Is 'waterproof' laminate the same as waterproof LVP?

No, and this is the most common point of confusion. Most laminate is water-resistant, meaning it can handle a wiped-up spill but not standing water, and its fiberboard core will swell if water reaches the seams or edges. Rigid-core LVP is genuinely waterproof through the plank itself; the material doesn't absorb water. Even a laminate sold as waterproof usually carries that rating only under specific spill-time conditions. For a Boise basement or a bathroom, we treat LVP as waterproof and laminate as water-resistant.

Which one scratches less with dogs and moved furniture?

Laminate generally has the edge on surface scratch and scuff resistance because of its hard melamine wear layer, which is why it holds up well against dog claws and dragged chairs. Good LVP with a thick wear layer (20 mil or more) resists scratches well too and hides them better because the color runs deeper, but a very hard object can still dent it since vinyl is softer. If pure scratch hardness is your priority and the room stays dry, laminate is a fair pick.

Can I run the same floor through my mudroom and into the kitchen and living room?

With rigid-core LVP, yes, and that's one of its best arguments in an Idaho home. You can carry one waterproof floor from a snow-and-mud entry straight through the kitchen and into living areas with no transition strips and no worry about the wet zones. With laminate, we'd usually stop it short of the entry or wet areas and transition to a different material, which means more seams and a less seamless look. If a continuous run matters to you, LVP wins.

How long will each floor last in a typical Treasure Valley home?

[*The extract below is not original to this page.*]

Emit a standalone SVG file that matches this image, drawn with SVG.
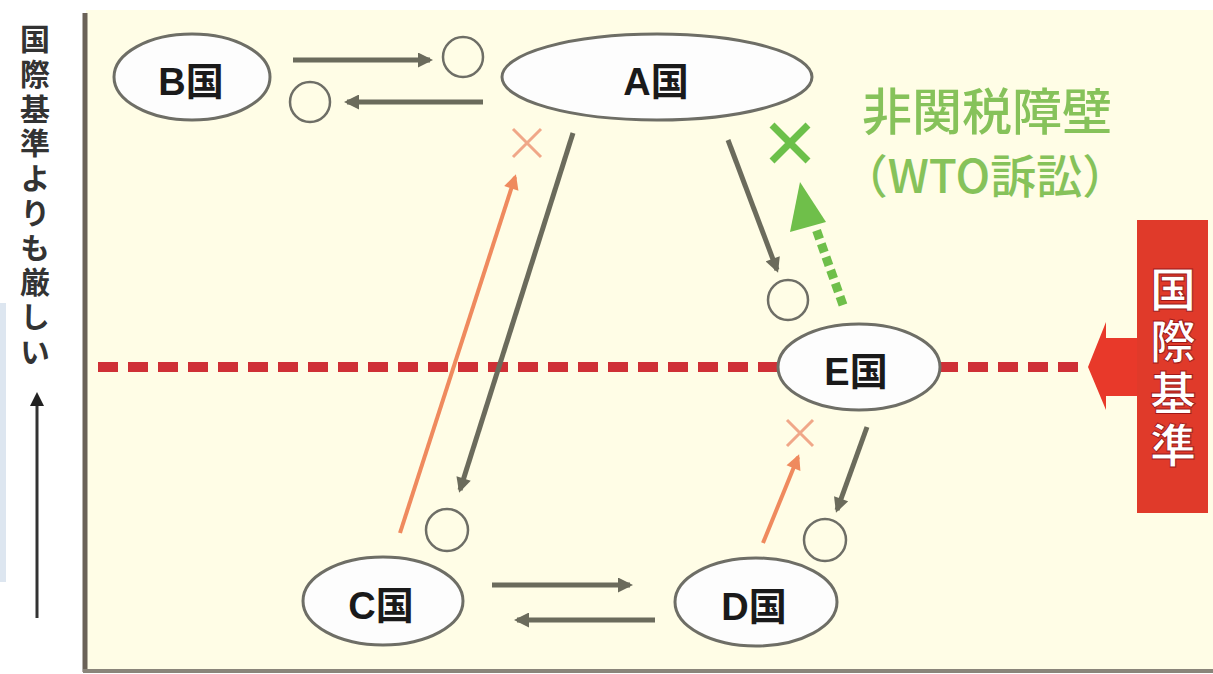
<svg xmlns="http://www.w3.org/2000/svg" width="1213" height="674" viewBox="0 0 1213 674">
<style>
.node{fill:#fdfdfd;stroke:#6e6e66;stroke-width:3}
.lbl{font-family:"Liberation Sans","Noto Sans CJK JP",sans-serif;font-size:38px;font-weight:bold;fill:#1a1a1a;text-anchor:middle}
.circ{fill:none;stroke:#6e6e66;stroke-width:2.5}
.ga{stroke:#6b6b5c;stroke-width:5;fill:none}
.oa{stroke:#ef8a5e;stroke-width:4;fill:none}
.ox{stroke:#f0a788;stroke-width:3;fill:none}
.grn{font-family:"Noto Sans CJK JP",sans-serif;font-weight:500;fill:#86c25a;text-anchor:middle}
</style>
<defs>
<marker id="ag" viewBox="0 0 10 10" refX="8" refY="5" markerWidth="16" markerHeight="15" markerUnits="userSpaceOnUse" orient="auto"><path d="M0,0 L10,5 L0,10 z" fill="#6b6b5c"/></marker>
<marker id="ao" viewBox="0 0 10 10" refX="8" refY="5" markerWidth="16" markerHeight="15" markerUnits="userSpaceOnUse" orient="auto"><path d="M0,0 L10,5 L0,10 z" fill="#ef8a5e"/></marker>
</defs>
<rect x="0" y="0" width="1213" height="674" fill="#ffffff"/>
<rect x="86" y="10" width="1127" height="662" fill="#fffde6"/>
<rect x="0" y="303" width="6" height="279" fill="#dde6f0"/>
<g id="axis">
<line x1="85" y1="13" x2="85" y2="672" stroke="#6b6257" stroke-width="5"/>
<line x1="83" y1="671" x2="1213" y2="671" stroke="#8a857a" stroke-width="4"/>
<text x="35" y="24" writing-mode="vertical-rl" font-family="Noto Sans CJK JP,sans-serif" font-size="30" font-weight="bold" letter-spacing="4.7" fill="#333">国際基準よりも厳しい</text>
<line x1="37" y1="618" x2="37" y2="400" stroke="#333" stroke-width="3"/>
<path d="M37,392 L44,406 L30,406 z" fill="#222"/>
</g>
<g id="standard-line">
<line x1="98" y1="367" x2="1088" y2="367" stroke="#cf3036" stroke-width="10" stroke-dasharray="20 10"/>
</g>
<g id="standard">
<path d="M1088,367 L1106,322 L1106,338 L1140,338 L1140,396 L1106,396 L1106,410 z" fill="#e8392a"/>
<rect x="1137" y="220" width="71" height="293" fill="#e03a2a"/>
<text x="1173" y="266" writing-mode="vertical-rl" font-family="Noto Sans CJK JP,sans-serif" font-size="46" font-weight="bold" letter-spacing="6" fill="#ffffff" stroke="#a01818" stroke-width="1">国際基準</text>
</g>
<g id="connectors">
<line class="ga" x1="293" y1="60" x2="430" y2="60" marker-end="url(#ag)"/>
<line class="ga" x1="483" y1="102" x2="347" y2="102" marker-end="url(#ag)"/>
<line class="ga" x1="573" y1="133" x2="460" y2="490" marker-end="url(#ag)"/>
<line class="ga" x1="728" y1="140" x2="777" y2="270" marker-end="url(#ag)"/>
<line class="ga" x1="867" y1="427" x2="837" y2="510" marker-end="url(#ag)"/>
<line class="ga" x1="492" y1="585" x2="630" y2="585" marker-end="url(#ag)"/>
<line class="ga" x1="655" y1="620" x2="517" y2="620" marker-end="url(#ag)"/>
<line class="oa" x1="400" y1="533" x2="515" y2="177" marker-end="url(#ao)"/>
<line class="oa" x1="763" y1="543" x2="798" y2="457" marker-end="url(#ao)"/>
<path class="ox" d="M513,129 L541,157 M541,129 L513,157"/>
<path class="ox" d="M787,420 L813,446 M813,420 L787,446"/>
<line x1="843" y1="305" x2="815" y2="226" stroke="#6fbf4a" stroke-width="9" stroke-dasharray="9 5"/>
<path d="M800,182 L826,222 L790,232 z" fill="#6fbf4a"/>
<path d="M772,125 L808,161 M808,125 L772,161" stroke="#6cc04a" stroke-width="7" fill="none"/>
</g>
<g id="circles">
<circle class="circ" cx="463" cy="57" r="20"/>
<circle class="circ" cx="310" cy="102" r="20"/>
<circle class="circ" cx="788" cy="300" r="20"/>
<circle class="circ" cx="447" cy="530" r="21"/>
<circle class="circ" cx="825" cy="540" r="21"/>
</g>
<g id="node-B"><ellipse class="node" cx="192" cy="77" rx="78" ry="43"/><text class="lbl" x="191" y="95">B国</text></g>
<g id="node-A"><ellipse class="node" cx="657" cy="77" rx="155" ry="43"/><text class="lbl" x="656" y="95">A国</text></g>
<g id="node-E"><ellipse class="node" cx="859" cy="367" rx="81" ry="43"/><text class="lbl" x="856" y="385">E国</text></g>
<g id="node-C"><ellipse class="node" cx="383" cy="601" rx="80" ry="44"/><text class="lbl" x="381" y="619">C国</text></g>
<g id="node-D"><ellipse class="node" cx="756" cy="602" rx="81" ry="44"/><text class="lbl" x="754" y="620">D国</text></g>
<g id="barrier-label">
<text class="grn" x="987" y="130" font-size="50">非関税障壁</text>
<text class="grn" x="985" y="193" font-size="46">（WTO訴訟）</text>
</g>
</svg>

A quality rigid-core LVP installed correctly should give you roughly 15 to 25 years of service, and it tolerates our dry winters and slab conditions with very little drama. A good laminate can last a similar span in a dry, above-grade room, but its lifespan is far more sensitive to moisture; one plumbing leak or a swelled seam can force a repair long before wear-out. In practice, LVP's lifespan is more predictable across more rooms, while laminate rewards a dry, stable location.